Christian Bale: Vice

Christian Bale is the only former winner in this category (winning Best Supporting Actor for The Fighter in 2010). Known as a chameleon, he’s willing to gain and drop weight at any moment for a role. Here, he turned his attention to playing former Vice President Dick Cheney. And though Bale did wear a fat suit for the part, he also gained the weight as well. The role feels tailor made, literally, for the Oscars. Yet, a year after Gary Oldman won his Academy Award for donning a fat suit and prosthetics as Winston Churchill, Bale hasn’t been able to find the same momentum. At multiple points in this race, it’s felt like Bale’s to lose. Nevertheless, after winning at the Golden Globes, he then lost at SAG and then the BAFTA’s. It just doesn’t feel like it’s in the cards for him, but at this point, we’ve moved to the moment where it might be a shock even if he did win.

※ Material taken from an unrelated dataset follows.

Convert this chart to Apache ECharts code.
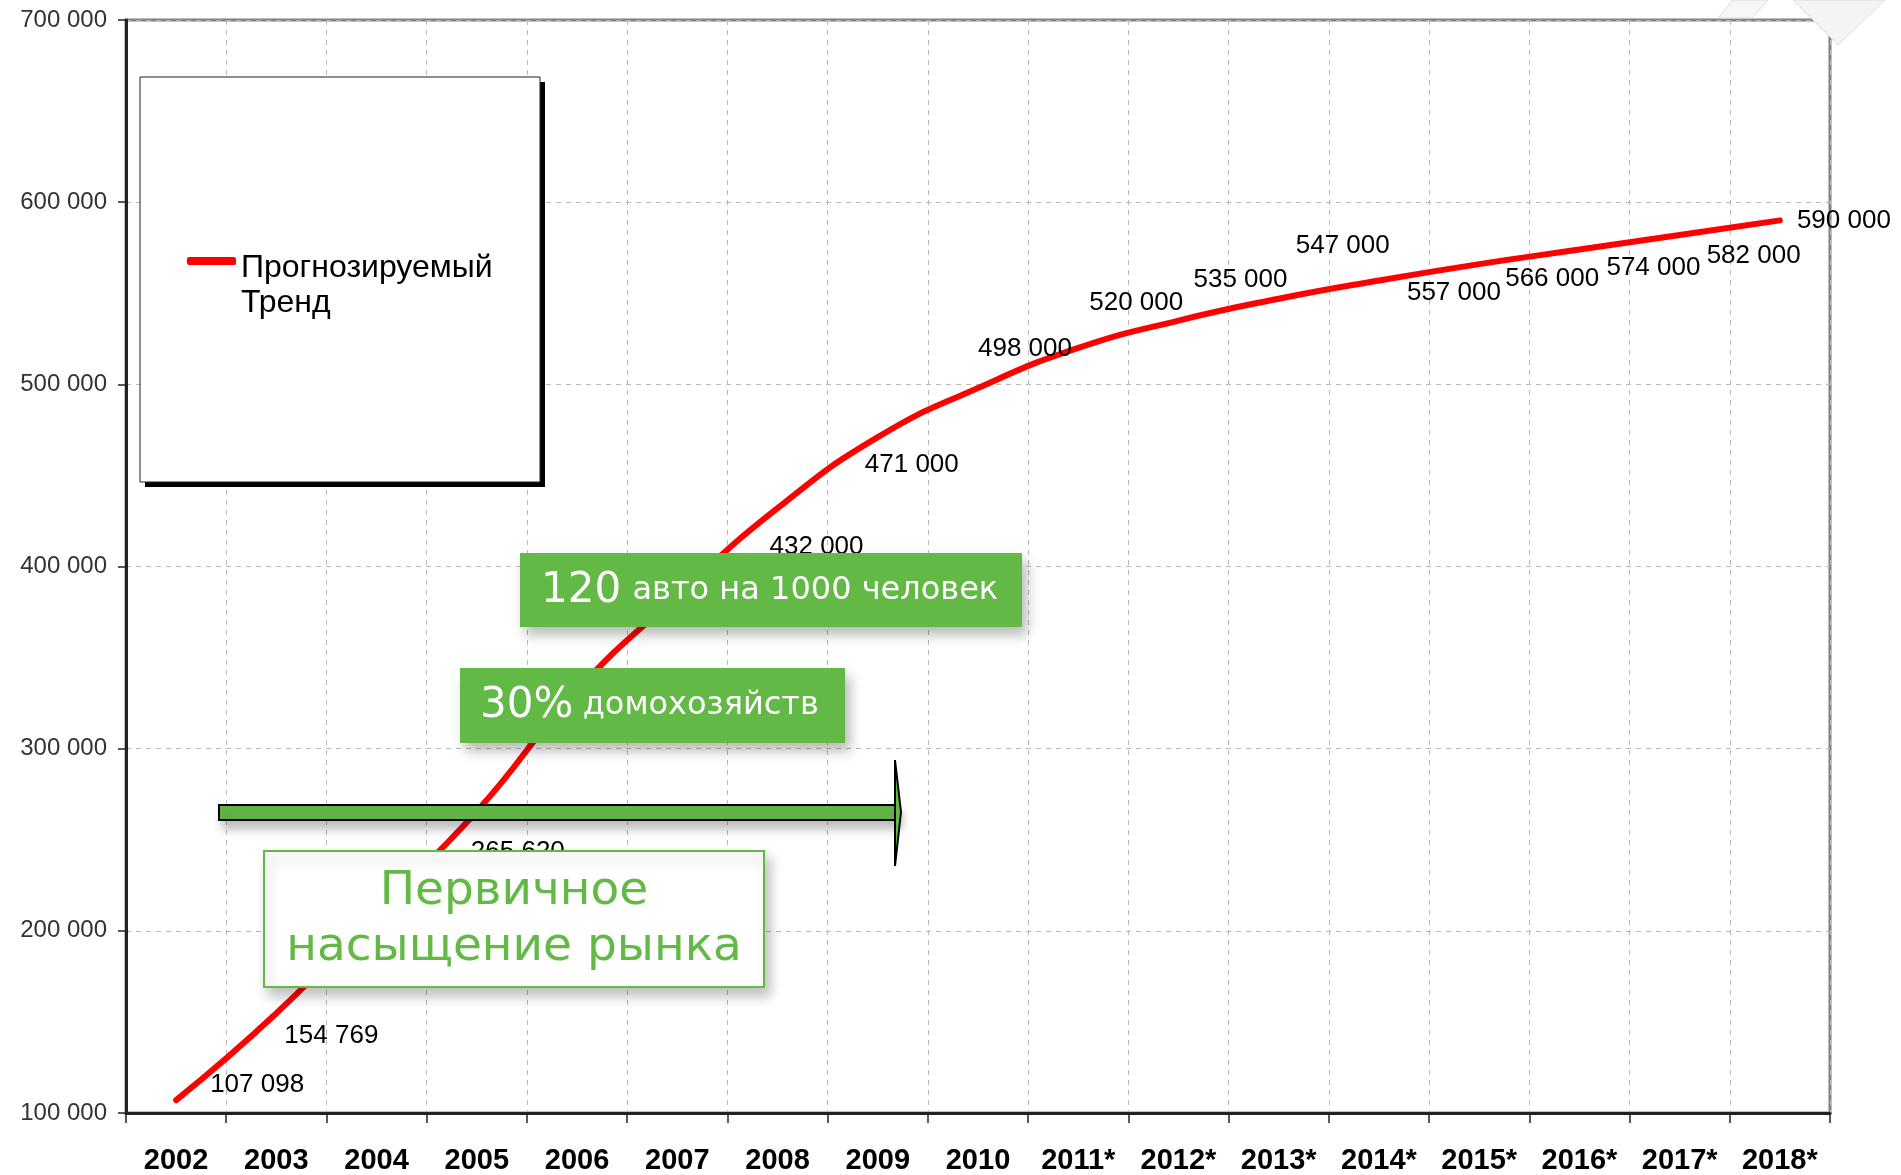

Rami Malek: Bohemian Rhapsody

To the surprise of many, including myself, Rami Malek has somehow emerged as the Best Actor front runner. With an admittedly stellar performance as Freddie Mercury, and wins at SAG and the BAFTA’s, it’s difficult to see where or how Malek could lose. He and his film have withstood the Bryan Singer controversy, and no other contender (other than Bale) has seemed like a legitimate spoiler. Of the relatively “unpredictable” categories, Best Actor is the least unpredictable. So, apologies for the short and anti-climactic conclusion of this rundown, but long live the Queen.